- Genre: Action,Espionage,Thriller
- Written by: Faruk Kabir, Spandan Mishra, Srinivas Abrol,Swati Tripathi
- Directed by: Faruk Kabir
- Starring: Naveen Kasturia; Mouni Roy; Mukesh Rishi;
- Theme music composer: Amar Mohile
- Country of origin: India
- Original language: Hindi
- No. of seasons: 1
- No. of episodes: 5

Production
- Producer: Surag Brahmbhatt
- Cinematography: Jitan Harmeet Singh
- Editor: Sandeep Francis
- Running time: 27–39 min
- Production companies: Sphere Origins, Mahir Films

Original release
- Network: JioHotstar
- Release: 8 August 2025 – present

= Salakaar =

Indian TV series

Salakaar is an Indian Hindi-language action espionage thriller series created and directed by Faruk Kabir starring Naveen Kasturia, Mouni Roy, Mukesh Rishi, Purnendu Bhattacharya, Ashwath Bhatt, and Surya Sharma. It was released as JioHotstar-original on 8 August 2025.

== Cast ==
- Naveen Kasturia as young Adhir Dayal
  - Purnendu Bhattacharya as NSA Adhir Dayal
- Mouni Roy as Mariam / Srishti Chaturvedi
- Mukesh Rishi as Zia-ul-Haq
- Surya Sharma as Colonel Ashfaq Ulla
  - Hassan Syed as young Ashfaq
- Ashwath Bhatt as Mohseen Alam
- Janhavi Hardas as Jyoti Chaturvedi

== Release ==
Salakaar was released on 10 August 2025 at JioHotstar.

== Review ==
Writing review for India Today, Shweta Keshri raised the concern of logic in the script, and wrote "For instance, a dramatic explosion at the nuclear plant leaves Dayal with just a few scratches.

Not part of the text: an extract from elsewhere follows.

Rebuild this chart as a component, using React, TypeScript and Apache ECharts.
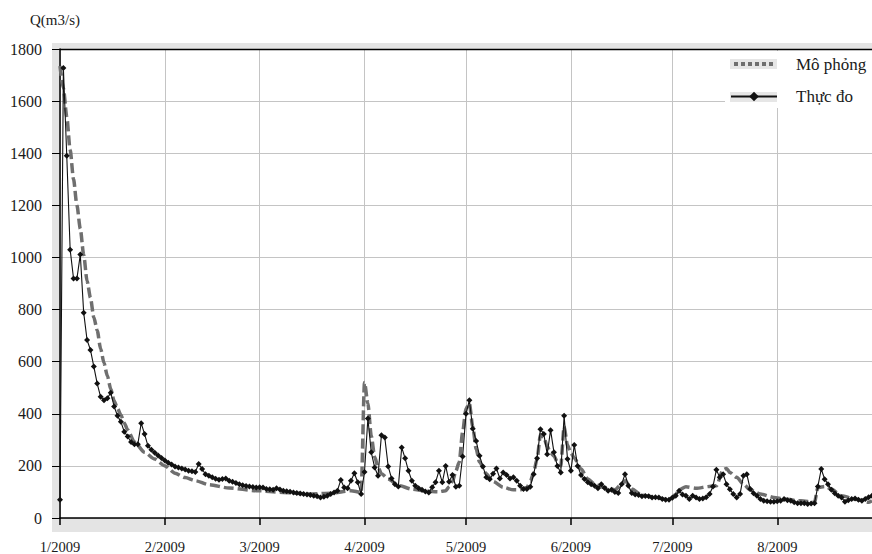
import React, { useEffect, useRef } from "react";
import * as echarts from "echarts";

// Daily categories: 1 Jan 2009 .. 29 Aug 2009 (the visible part of the axis)
const START_YEAR = 2009;
const DAY_COUNT = 241;
const CATEGORIES: string[] = [];
for (let i = 0; i < DAY_COUNT; i++) {
  const d = new Date(Date.UTC(START_YEAR, 0, 1 + i));
  CATEGORIES.push(d.toISOString().slice(0, 10));
}

const TICK_DATES = [
  "2009-01-01", "2009-02-01", "2009-03-01", "2009-04-01",
  "2009-05-01", "2009-06-01", "2009-07-01", "2009-08-01",
];
const TICK_LABELS = ["1/2009", "2/2009", "3/2009", "4/2009", "5/2009", "6/2009", "7/2009", "8/2009"];

const Y_TICKS = [0, 200, 400, 600, 800, 1000, 1200, 1400, 1600, 1800];

const SERIES_NAMES = ["Mô phỏng", "Thực đo"];

// Observed (Thực đo), daily from 1/1/2009
const OBSERVED = [
  70, 1727, 1390, 1030, 919, 919, 1011, 788, 683, 645,
  581, 516, 465, 452, 460, 481, 428, 392, 369, 331,
  313, 292, 283, 283, 364, 322, 277, 262, 250, 240,
  230, 221, 212, 205, 198, 194, 190, 186, 181, 179,
  177, 207, 188, 168, 162, 156, 151, 147, 150, 152,
  143, 139, 134, 130, 126, 123, 121, 119, 117, 118,
  117, 111, 110, 108, 114, 109, 105, 103, 101, 98,
  96, 94, 92, 90, 88, 85, 83, 79, 82, 85,
  92, 98, 105, 146, 117, 114, 143, 172, 137, 92,
  177, 382, 252, 194, 162, 318, 309, 198, 152, 130,
  121, 271, 229, 181, 143, 124, 114, 108, 102, 98,
  118, 137, 181, 137, 200, 139, 165, 120, 124, 236,
  400, 452, 343, 296, 239, 198, 156, 149, 170, 190,
  152, 175, 165, 152, 156, 143, 124, 111, 111, 120,
  168, 229, 341, 322, 245, 337, 252, 200, 175, 392,
  226, 181, 280, 200, 165, 150, 137, 130, 124, 114,
  130, 115, 105, 108, 100, 96, 130, 168, 124, 96,
  90, 88, 83, 84, 83, 79, 80, 79, 73, 70,
  70, 78, 85, 105, 90, 85, 73, 85, 79, 73,
  75, 80, 92, 121, 185, 156, 168, 130, 110, 92,
  79, 92, 162, 168, 111, 95, 85, 73, 66, 64,
  62, 62, 64, 66, 73, 68, 66, 60, 57, 57,
  57, 54, 56, 57, 121, 188, 149, 130, 108, 95,
  85, 79, 62, 68, 73, 75, 70, 66, 73, 80, 85,
];

// Simulated (Mô phỏng): day index (from 1/1/2009) and discharge
const SIM_DAYS = [
  0, 1, 2, 3, 4, 5, 6, 7, 8, 9, 10, 11, 12, 13, 14, 15, 16, 17, 18, 19,
  20, 22, 25, 28, 31, 34, 37, 40, 44, 50, 58, 66, 74, 80, 86, 89,
  90, 91, 92, 93, 94, 95, 97, 100, 104, 108, 112, 114, 115, 116, 117, 118, 119,
  120, 121, 122, 123, 124, 126, 128, 131, 134, 136, 138, 139, 140, 141, 142, 143,
  144, 145, 146, 147, 148, 149, 150, 151, 152, 154, 156, 158, 161, 164, 166, 167,
  169, 172, 176, 180, 182, 183, 185, 188, 192, 194, 196, 197, 198, 200, 202, 204,
  207, 211, 214, 219, 223, 224, 226, 228, 231, 235, 239, 240,
];
const SIM_VALUES = [
  1735, 1650, 1540, 1413, 1300, 1200, 1110, 1010, 910, 845, 770, 720, 650, 595, 545, 495, 450, 420, 395, 365,
  338, 292, 252, 226, 200, 172, 155, 143, 128, 115, 105, 98, 92, 95, 105, 98,
  520, 440, 315, 235, 195, 170, 150, 125, 111, 103, 101, 105, 120, 140, 180, 215, 330,
  420, 440, 350, 265, 215, 170, 140, 118, 108, 108, 117, 140, 175, 226, 320, 310,
  275, 250, 238, 215, 200, 350, 280, 250, 230, 188, 150, 130, 117, 108, 130, 143,
  111, 88, 79, 70, 90, 108, 120, 114, 121, 124, 185, 190, 175, 156, 130, 108,
  92, 79, 73, 66, 60, 117, 121, 111, 85, 73, 60, 66,
];

const SERIF = "Liberation Serif";

export default function App() {
  const ref = useRef<HTMLDivElement>(null);

  useEffect(() => {
    if (!ref.current) return;
    const chart = echarts.init(ref.current, null, { renderer: "svg" });
    const isTick = (_i: number, v: string) => TICK_DATES.indexOf(v) >= 0;

    chart.setOption({
      animation: false,
      backgroundColor: "#ffffff",
      textStyle: { fontFamily: SERIF },
      graphic: [
        {
          type: "rect",
          z: -10,
          shape: { x: 52, y: 43, width: 830, height: 489 },
          style: { fill: "#e4e4e4" },
          silent: true,
        },
        {
          type: "line",
          z: 10,
          shape: { x1: 60, y1: 49.5, x2: 872, y2: 49.5 },
          style: { stroke: "#000", lineWidth: 1.5 },
          silent: true,
        },
        {
          type: "rect",
          z: 3,
          shape: { x: 725, y: 51, width: 150, height: 57 },
          style: { fill: "#ffffff" },
          silent: true,
        },
        {
          type: "rect",
          z: 3,
          shape: { x: 730, y: 59, width: 47, height: 10 },
          style: { fill: "#e6e6e6" },
          silent: true,
        },
        {
          type: "rect",
          z: 3,
          shape: { x: 730, y: 92, width: 47, height: 10 },
          style: { fill: "#e6e6e6" },
          silent: true,
        },
        {
          type: "line",
          z: 5,
          shape: { x1: 734, y1: 64, x2: 776, y2: 64 },
          style: { stroke: "#6f6f6f", lineWidth: 4, lineDash: [4, 3] },
          silent: true,
        },
      ],
      legend: {
        show: true,
        orient: "vertical",
        left: 730,
        top: 56,
        padding: 0,
        itemWidth: 46,
        itemHeight: 12,
        itemGap: 15,
        data: [
          { name: SERIES_NAMES[0], icon: "rect", itemStyle: { color: "rgba(0,0,0,0)", borderWidth: 0 } },
          { name: SERIES_NAMES[1] },
        ],
        textStyle: {
          fontFamily: SERIF,
          fontSize: 17,
          color: "#1a1a1a",
          padding: [0, 0, 0, 14],
        },
      },
      grid: {
        left: 60,
        top: 49,
        right: 0,
        bottom: 35,
        show: true,
        backgroundColor: "#ffffff",
        borderWidth: 0,
      },
      xAxis: {
        type: "category",
        data: CATEGORIES,
        boundaryGap: false,
        axisLine: { show: true, lineStyle: { color: "#000", width: 1.5 } },
        axisTick: {
          show: true,
          interval: isTick,
          length: 7,
          lineStyle: { color: "#000", width: 1.5 },
        },
        axisLabel: {
          interval: isTick,
          margin: 21,
          fontFamily: SERIF,
          fontSize: 14.5,
          color: "#1a1a1a",
          formatter: (v: string) => {
            const k = TICK_DATES.indexOf(v);
            return k >= 0 ? TICK_LABELS[k] : "";
          },
        },
        splitLine: {
          show: true,
          interval: isTick,
          lineStyle: { color: "#c4c4c4", width: 1 },
        },
      },
      yAxis: {
        type: "value",
        min: Y_TICKS[0],
        max: Y_TICKS[Y_TICKS.length - 1],
        interval: Y_TICKS[1] - Y_TICKS[0],
        name: "Q(m3/s)",
        nameLocation: "end",
        nameGap: 22,
        nameTextStyle: {
          fontFamily: SERIF,
          fontSize: 15,
          color: "#1a1a1a",
          padding: [0, 10, 0, 0],
        },
        axisLine: { show: true, lineStyle: { color: "#000", width: 1.5 } },
        axisTick: { show: true, length: 8, lineStyle: { color: "#000" } },
        axisLabel: {
          margin: 18,
          fontFamily: SERIF,
          fontSize: 16,
          color: "#1a1a1a",
          padding: [0, 0, 6, 0],
          formatter: (v: number) => String(v),
        },
        splitLine: { show: true, lineStyle: { color: "#c4c4c4", width: 1 } },
      },
      series: [
        {
          name: SERIES_NAMES[0],
          type: "line",
          data: SIM_DAYS.map((d, i) => [d, SIM_VALUES[i]]),
          symbol: "none",
          smooth: 0.25,
          smoothMonotone: "x",
          lineStyle: { color: "#6f6f6f", width: 3.5, type: [10, 4] },
          itemStyle: { color: "#6f6f6f" },
          z: 2,
        },
        {
          name: SERIES_NAMES[1],
          type: "line",
          data: OBSERVED,
          symbol: "diamond",
          symbolSize: 6,
          showSymbol: true,
          showAllSymbol: true,
          lineStyle: { color: "#111", width: 1.1 },
          itemStyle: { color: "#111" },
          z: 3,
        },
      ],
    });

    return () => chart.dispose();
  }, []);

  return <div ref={ref} style={{ width: 872, height: 554, position: "absolute", left: 0, top: 0 }} />;
}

Security in a high-alert zone like Kahuta seems inconsistent. Dayal faced a lot of scrutiny while entering the territory, but how did he return and then come back again?" Shubhra Gupta for The Indian Express stated the series is a cringe. Reviewing for The Free Press Journal, critic Troy Ribeiro wrote, "While the series flirts with rewriting history (or veers into patriotic fan fiction), Salakaar leaves you wondering—does it stir pride or resurface old wounds? Either way, it’s audacious—and in the world of espionage, audacity counts." Nandini Ramnath of Scroll.in wrote "Salakaar claims to be inspired by actual events. But the show is too dumbed-down, amateurish and contrived to be credible. The five-episode series doesn’t give any real sense of how espionage is conducted or how officials and leaders in both countries behave." Rahul Desai for The Hollywood Reporter India stated "sounds like a great show - a long-form Raazi perfaps." Vinamra Mathur of Firstpost praised performance of Mouni Roy and Mukesh Rishi. Nonika Singh for The Tribune wrote "Much of the India-Pakistan action does not rouse patriotic sentiments, nor is it adrenaline pumping." Chirag Sehgal for News18 stated "The show’s dialogues are another major letdown, often feeling forced and unnatural."